# Available records start

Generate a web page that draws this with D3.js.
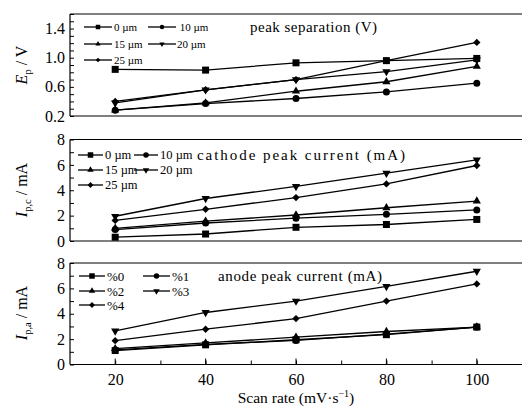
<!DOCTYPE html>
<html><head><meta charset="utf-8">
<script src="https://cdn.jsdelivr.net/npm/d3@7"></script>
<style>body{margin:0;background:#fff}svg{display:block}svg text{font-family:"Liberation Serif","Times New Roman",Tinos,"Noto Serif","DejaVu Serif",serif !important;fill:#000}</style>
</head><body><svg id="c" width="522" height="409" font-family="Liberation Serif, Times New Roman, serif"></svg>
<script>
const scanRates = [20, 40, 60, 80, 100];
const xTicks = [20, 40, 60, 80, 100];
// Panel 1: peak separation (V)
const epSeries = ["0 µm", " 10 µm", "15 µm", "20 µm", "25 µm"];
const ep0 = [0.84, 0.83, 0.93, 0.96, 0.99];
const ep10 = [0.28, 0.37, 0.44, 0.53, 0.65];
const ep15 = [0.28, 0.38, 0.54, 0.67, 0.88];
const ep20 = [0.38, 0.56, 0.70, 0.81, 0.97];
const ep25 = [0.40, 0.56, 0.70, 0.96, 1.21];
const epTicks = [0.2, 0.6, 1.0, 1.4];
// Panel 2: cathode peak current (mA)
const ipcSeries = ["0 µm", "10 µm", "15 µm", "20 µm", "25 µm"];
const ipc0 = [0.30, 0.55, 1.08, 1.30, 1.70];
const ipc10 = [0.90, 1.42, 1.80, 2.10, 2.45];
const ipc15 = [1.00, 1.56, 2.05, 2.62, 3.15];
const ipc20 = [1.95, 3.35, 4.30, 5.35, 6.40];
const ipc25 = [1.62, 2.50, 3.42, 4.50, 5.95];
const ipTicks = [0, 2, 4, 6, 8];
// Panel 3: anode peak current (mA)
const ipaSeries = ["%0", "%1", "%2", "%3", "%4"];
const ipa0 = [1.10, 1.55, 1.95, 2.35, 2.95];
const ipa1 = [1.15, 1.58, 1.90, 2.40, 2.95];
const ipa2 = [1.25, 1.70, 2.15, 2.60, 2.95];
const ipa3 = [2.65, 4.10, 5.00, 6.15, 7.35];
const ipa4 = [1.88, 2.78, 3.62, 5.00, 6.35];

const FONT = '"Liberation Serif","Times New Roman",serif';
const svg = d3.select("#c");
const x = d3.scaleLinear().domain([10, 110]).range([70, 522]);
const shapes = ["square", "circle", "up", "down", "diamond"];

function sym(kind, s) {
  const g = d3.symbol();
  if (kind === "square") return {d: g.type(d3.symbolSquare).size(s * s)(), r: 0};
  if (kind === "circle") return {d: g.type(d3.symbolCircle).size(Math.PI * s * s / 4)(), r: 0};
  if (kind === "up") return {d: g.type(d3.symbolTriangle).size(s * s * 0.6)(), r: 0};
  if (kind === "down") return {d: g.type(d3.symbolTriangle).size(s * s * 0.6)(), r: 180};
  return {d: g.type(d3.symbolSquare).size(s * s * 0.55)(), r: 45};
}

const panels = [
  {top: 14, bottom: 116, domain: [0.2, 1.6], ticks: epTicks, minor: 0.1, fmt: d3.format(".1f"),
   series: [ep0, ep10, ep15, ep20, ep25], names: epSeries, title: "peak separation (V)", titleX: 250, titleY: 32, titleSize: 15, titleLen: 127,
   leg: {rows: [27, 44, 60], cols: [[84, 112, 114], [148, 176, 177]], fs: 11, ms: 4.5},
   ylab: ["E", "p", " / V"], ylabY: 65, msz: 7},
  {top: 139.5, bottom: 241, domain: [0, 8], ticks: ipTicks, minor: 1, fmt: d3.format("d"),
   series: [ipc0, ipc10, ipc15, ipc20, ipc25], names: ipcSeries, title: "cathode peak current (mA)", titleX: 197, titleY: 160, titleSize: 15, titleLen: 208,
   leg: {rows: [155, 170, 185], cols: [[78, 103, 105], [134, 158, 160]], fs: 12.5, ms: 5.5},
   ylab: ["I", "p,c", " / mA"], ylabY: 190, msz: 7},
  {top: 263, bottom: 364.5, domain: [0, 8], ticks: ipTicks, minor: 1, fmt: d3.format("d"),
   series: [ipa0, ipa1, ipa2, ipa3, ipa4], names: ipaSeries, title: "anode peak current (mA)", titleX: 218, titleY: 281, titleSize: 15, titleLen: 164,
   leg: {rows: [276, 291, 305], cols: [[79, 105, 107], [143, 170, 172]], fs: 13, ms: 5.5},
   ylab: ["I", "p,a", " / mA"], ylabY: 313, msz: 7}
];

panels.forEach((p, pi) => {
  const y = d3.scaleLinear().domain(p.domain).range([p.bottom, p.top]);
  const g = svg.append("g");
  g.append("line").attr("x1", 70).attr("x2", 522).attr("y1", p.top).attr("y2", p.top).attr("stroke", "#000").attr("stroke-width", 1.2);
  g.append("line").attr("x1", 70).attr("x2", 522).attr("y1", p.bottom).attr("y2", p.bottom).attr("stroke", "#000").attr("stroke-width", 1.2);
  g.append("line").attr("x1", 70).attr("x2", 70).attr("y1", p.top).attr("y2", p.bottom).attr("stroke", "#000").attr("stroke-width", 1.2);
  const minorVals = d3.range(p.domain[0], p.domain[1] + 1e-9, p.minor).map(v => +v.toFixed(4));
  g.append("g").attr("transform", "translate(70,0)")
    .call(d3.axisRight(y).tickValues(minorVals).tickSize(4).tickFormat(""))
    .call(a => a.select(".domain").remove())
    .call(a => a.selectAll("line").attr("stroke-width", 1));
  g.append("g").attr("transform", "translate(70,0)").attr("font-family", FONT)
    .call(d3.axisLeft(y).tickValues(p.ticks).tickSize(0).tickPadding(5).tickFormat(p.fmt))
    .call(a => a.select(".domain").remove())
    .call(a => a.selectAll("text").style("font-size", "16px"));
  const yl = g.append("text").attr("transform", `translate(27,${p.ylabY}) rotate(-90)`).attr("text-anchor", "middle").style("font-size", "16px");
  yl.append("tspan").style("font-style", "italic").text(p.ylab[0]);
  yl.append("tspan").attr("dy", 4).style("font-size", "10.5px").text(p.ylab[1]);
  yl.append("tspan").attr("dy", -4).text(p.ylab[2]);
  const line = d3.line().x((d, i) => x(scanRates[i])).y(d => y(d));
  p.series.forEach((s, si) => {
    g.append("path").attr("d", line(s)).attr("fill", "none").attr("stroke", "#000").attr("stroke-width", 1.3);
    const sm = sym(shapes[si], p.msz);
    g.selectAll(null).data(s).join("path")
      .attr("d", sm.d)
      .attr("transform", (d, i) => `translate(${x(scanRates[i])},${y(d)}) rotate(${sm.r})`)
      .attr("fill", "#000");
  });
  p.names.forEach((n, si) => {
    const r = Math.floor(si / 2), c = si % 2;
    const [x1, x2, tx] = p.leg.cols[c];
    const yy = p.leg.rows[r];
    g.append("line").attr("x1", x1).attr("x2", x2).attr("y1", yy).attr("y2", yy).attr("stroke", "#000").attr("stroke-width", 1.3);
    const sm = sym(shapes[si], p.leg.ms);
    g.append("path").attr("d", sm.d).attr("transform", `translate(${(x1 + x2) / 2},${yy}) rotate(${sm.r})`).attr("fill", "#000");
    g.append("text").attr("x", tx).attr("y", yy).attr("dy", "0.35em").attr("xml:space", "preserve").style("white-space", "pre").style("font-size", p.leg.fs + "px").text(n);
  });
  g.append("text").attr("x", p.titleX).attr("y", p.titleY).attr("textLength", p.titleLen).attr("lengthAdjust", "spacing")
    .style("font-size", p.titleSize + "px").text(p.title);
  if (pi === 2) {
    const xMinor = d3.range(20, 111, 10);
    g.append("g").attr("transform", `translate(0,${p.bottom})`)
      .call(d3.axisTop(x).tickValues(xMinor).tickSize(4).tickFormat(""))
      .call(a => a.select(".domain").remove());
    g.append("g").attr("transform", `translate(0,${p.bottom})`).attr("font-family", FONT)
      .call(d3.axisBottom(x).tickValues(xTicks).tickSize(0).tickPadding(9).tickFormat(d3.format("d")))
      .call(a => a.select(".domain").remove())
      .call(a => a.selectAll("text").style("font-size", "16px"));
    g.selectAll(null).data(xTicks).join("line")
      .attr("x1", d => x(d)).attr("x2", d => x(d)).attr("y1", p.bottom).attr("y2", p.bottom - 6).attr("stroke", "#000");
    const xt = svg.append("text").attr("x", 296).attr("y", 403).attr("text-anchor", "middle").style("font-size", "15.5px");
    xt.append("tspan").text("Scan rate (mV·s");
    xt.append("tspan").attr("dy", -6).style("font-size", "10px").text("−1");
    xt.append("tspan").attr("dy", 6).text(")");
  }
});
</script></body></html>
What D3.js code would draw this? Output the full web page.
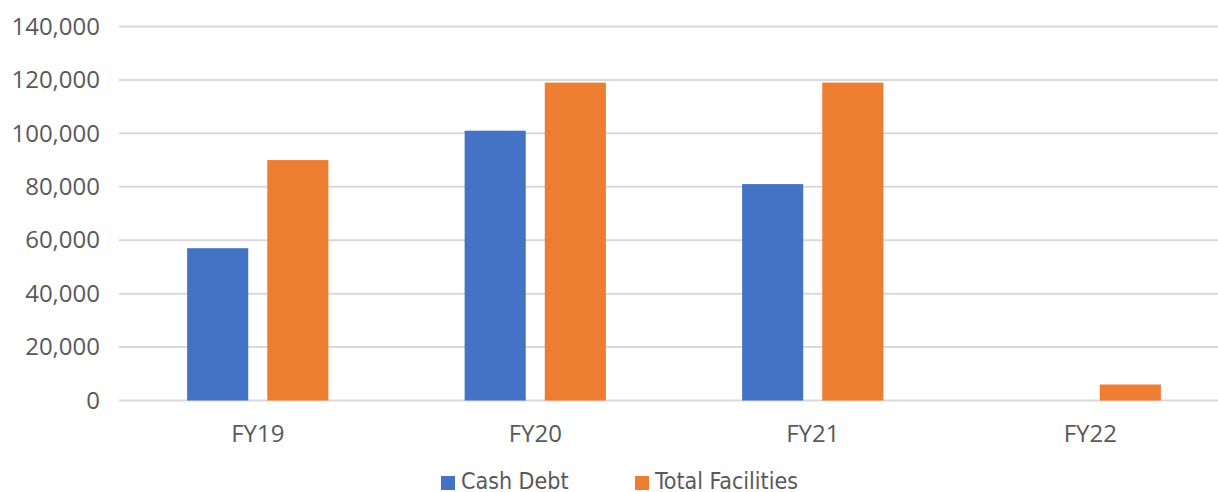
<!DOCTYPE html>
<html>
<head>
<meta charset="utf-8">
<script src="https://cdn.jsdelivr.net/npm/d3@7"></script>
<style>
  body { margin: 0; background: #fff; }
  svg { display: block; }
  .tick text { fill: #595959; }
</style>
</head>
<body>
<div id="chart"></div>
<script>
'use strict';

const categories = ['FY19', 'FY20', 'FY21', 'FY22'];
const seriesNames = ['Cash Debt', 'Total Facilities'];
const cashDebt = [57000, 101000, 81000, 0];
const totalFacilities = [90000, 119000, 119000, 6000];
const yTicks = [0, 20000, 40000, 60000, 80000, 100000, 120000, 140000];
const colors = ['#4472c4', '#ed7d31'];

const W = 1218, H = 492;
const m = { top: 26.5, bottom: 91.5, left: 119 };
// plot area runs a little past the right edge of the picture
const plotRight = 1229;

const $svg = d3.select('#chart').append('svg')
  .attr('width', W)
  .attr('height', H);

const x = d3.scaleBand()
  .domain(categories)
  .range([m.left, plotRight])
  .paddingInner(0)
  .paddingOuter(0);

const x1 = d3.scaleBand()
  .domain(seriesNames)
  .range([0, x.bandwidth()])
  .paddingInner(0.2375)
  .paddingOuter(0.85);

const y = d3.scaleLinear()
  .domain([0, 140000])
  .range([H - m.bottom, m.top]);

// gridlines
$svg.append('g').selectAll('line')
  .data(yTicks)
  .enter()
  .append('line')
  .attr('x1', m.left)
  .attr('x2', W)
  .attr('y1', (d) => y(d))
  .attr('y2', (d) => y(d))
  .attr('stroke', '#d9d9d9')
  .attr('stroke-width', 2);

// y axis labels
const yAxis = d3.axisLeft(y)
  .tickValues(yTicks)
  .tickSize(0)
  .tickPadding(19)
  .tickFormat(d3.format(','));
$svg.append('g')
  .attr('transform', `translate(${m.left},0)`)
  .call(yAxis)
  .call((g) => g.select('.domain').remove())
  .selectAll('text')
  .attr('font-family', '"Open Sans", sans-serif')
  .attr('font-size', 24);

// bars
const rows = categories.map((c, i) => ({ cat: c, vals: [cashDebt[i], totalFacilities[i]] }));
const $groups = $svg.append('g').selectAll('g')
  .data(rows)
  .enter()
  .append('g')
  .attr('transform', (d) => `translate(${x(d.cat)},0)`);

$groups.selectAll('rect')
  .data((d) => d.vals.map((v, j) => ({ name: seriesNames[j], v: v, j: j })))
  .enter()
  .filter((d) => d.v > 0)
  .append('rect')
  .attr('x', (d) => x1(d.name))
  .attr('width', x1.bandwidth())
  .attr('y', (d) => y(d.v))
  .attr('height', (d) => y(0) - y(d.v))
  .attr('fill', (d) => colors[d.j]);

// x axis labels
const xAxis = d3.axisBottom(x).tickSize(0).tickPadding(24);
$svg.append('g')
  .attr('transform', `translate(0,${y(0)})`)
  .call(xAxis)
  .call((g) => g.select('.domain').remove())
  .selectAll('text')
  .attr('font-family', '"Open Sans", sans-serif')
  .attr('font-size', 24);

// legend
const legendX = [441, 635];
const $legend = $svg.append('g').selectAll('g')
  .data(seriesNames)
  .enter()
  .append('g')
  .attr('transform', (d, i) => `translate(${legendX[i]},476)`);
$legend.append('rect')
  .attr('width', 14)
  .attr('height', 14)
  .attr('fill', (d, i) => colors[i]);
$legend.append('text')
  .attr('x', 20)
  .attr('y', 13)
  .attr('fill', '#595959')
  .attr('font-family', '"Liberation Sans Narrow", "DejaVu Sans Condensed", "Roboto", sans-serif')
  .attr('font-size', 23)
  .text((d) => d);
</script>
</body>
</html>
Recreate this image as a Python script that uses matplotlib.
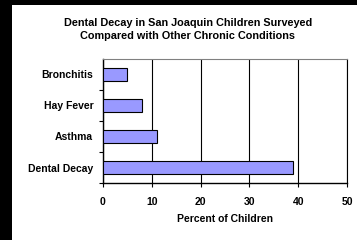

# Available records end

Pull out all lines from the listing that contain the string "script".

<script src="https://cdn.jsdelivr.net/npm/d3@7"></script>
<script>
</script></body></html>
<script src="https://cdn.jsdelivr.net/npm/d3@7"></script>
<script>
</script>
Recreate this image as a Python script that uses matplotlib.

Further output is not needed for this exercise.